Writing (Adapted Screenplay)
Will win: Hidden Figures
The fact that Moonlight and Manchester By The Sea weren’t competing for a writing award was seen as very good news for Moonlight, but I think the enormous success and crowd-pleasing aspect of Hidden Figures has to count for something with voters, and it’s pretty unlikely to pick up either of its other two nominations.
Would win, if restricted entirely to the Nic Cage canon: Left Behind
Let us pause to consider.
At some point, there must’ve been a conversation in which nervous producers — still reeling from when earlier attempts to render Left Behind marketable to audiences who were not insane foundered on the shores of Kirk Cameron’s grotesque unbankability — asked the screenwriter and director, “But … do we have to name him ‘Rayford Steele’? And does he have to say things like, ‘I have no spoilers, no flaps, no elevators, and if I run this thing dry, no reverse thrust, I need some room!'”

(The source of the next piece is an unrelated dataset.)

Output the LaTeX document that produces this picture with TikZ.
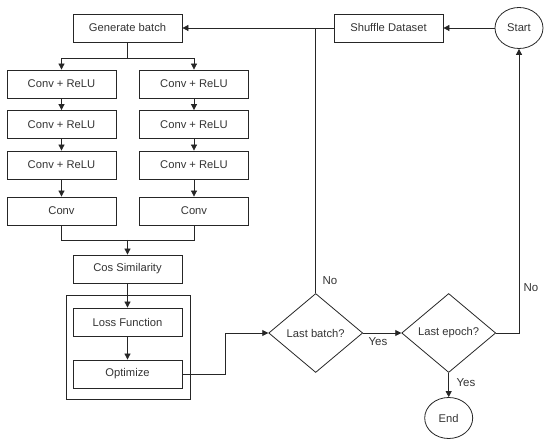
\documentclass[tikz,border=0pt]{standalone}
\usepackage{fontspec}
\setmainfont{Liberation Sans}
\usetikzlibrary{shapes.geometric,arrows.meta}
\definecolor{ink}{HTML}{262626}
\definecolor{txt}{HTML}{333333}
\tikzset{
  box/.style={draw=ink, line width=0.8pt, minimum width=109pt, minimum height=28pt, inner sep=0pt, font=\fontsize{11.2}{13}\selectfont, text=txt},
  dia/.style={draw=ink, line width=0.8pt, diamond, minimum width=94pt, minimum height=79pt, inner sep=0pt, font=\fontsize{11.2}{13}\selectfont, text=txt},
  ell/.style={draw=ink, line width=0.8pt, ellipse, minimum width=48pt, minimum height=41pt, inner sep=0pt, font=\fontsize{11.2}{13}\selectfont, text=txt},
  conn/.style={draw=ink, line width=0.8pt},
  arr/.style={conn, -{Triangle[length=6pt,width=6pt]}},
  lbl/.style={font=\fontsize{11.5}{13}\selectfont, text=txt, inner sep=0pt}
}
\begin{document}
\begin{tikzpicture}[x=1pt,y=-1pt]
\useasboundingbox (0,0) rectangle (550,446);
% outer container
\node[draw=ink, line width=0.8pt, minimum width=124pt, minimum height=104pt, inner sep=0pt] (grp) at (128,347) {};
\node[box] (gb) at (127.5,28) {Generate batch};
\node[box] (l1) at (61.5,84) {Conv + ReLU};
\node[box] (l2) at (61.5,124.5) {Conv + ReLU};
\node[box] (l3) at (61.5,165) {Conv + ReLU};
\node[box] (l4) at (61.5,211) {Conv};
\node[box] (r1) at (194,84) {Conv + ReLU};
\node[box] (r2) at (194,124.5) {Conv + ReLU};
\node[box] (r3) at (194,165) {Conv + ReLU};
\node[box] (r4) at (194,211) {Conv};
\node[box] (cs) at (127.5,269) {Cos Similarity};
\node[box] (lf) at (127.5,322) {Loss Function};
\node[box] (op) at (127.5,374) {Optimize};
\node[dia] (lb) at (315.7,333) {Last batch?};
\node[dia] (le) at (448.7,333) {Last epoch?};
\node[ell] (en) at (448.7,418) {End};
\node[box] (sd) at (388.5,28) {Shuffle Dataset};
\node[ell] (st) at (519,28) {Start};
\coordinate (split) at (127.5,58);
\coordinate (merge) at (127.5,240);
% connectors
\draw[conn] (gb.south) -- (split);
\draw[arr] (split) -| (l1.north);
\draw[arr] (split) -| (r1.north);
\draw[arr] (l1) -- (l2);
\draw[arr] (l2) -- (l3);
\draw[arr] (l3) -- (l4);
\draw[arr] (r1) -- (r2);
\draw[arr] (r2) -- (r3);
\draw[arr] (r3) -- (r4);
\draw[conn] (l4.south) |- (merge);
\draw[conn] (r4.south) |- (merge);
\draw[arr] (merge) -- (cs.north);
\draw[arr] (cs) -- (lf);
\draw[arr] (lf) -- (op);
\draw[arr] (op.east) -- ++(43,0) |- (lb.west);
\draw[arr] (sd.west) -- (gb.east);
\draw[conn] (lb.north) -- (lb.north |- sd.west);
\draw[arr] (st.west) -- (sd.east);
\draw[arr] (lb.east) -- (le.west);
\draw[arr] (le.east) -| (st.south);
\draw[arr] (le.south) -- (en.north);
% labels
\node[lbl] at (330,281) {No};
\node[lbl] at (378,342) {Yes};
\node[lbl] at (531,288) {No};
\node[lbl] at (466,383) {Yes};
\end{tikzpicture}
\end{document}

And that man (I assume) did what we all must do, eventually.
He sighed deeply, gazed into the distance, and replied, with the conviction only true faith can impart, “Yes, we do, and yes he does. Give me my Oscar.”
Writing (Original Screenplay)
Will win: Manchester By The Sea
In other categories, it seems at some point people straight-up forgot this early frontrunner even existed, but Kenneth Lonergan’s script continues to generate effusive praise. On a night when Manchester By The Sea won’t win much else, this seems like a gimme.
Would win, if restricted entirely to the Nic Cage canon: Moonstruck
I’d like to award this to Adaptation, if only for the paradox of giving an Original Screenplay Oscar to a meta-riff on an existing text that went ahead and called itself Adaptation. Or Raising Arizona, which remains the Coens flat-out silliest film and provides my favorite deadpan exchange in all of their deadpan work. (“These balloons blow up into all them funny shapes?” “Well, nope. ‘less round is funny.”) But it is not to be.
Moonstruck is playwright John Patrick Shanley’s best work (outside of Joe Versus The Volcano, of course) and won Best Screenplay in real life. Of course it wins here, too. This is just a delightful film propelled by a witty, tight script.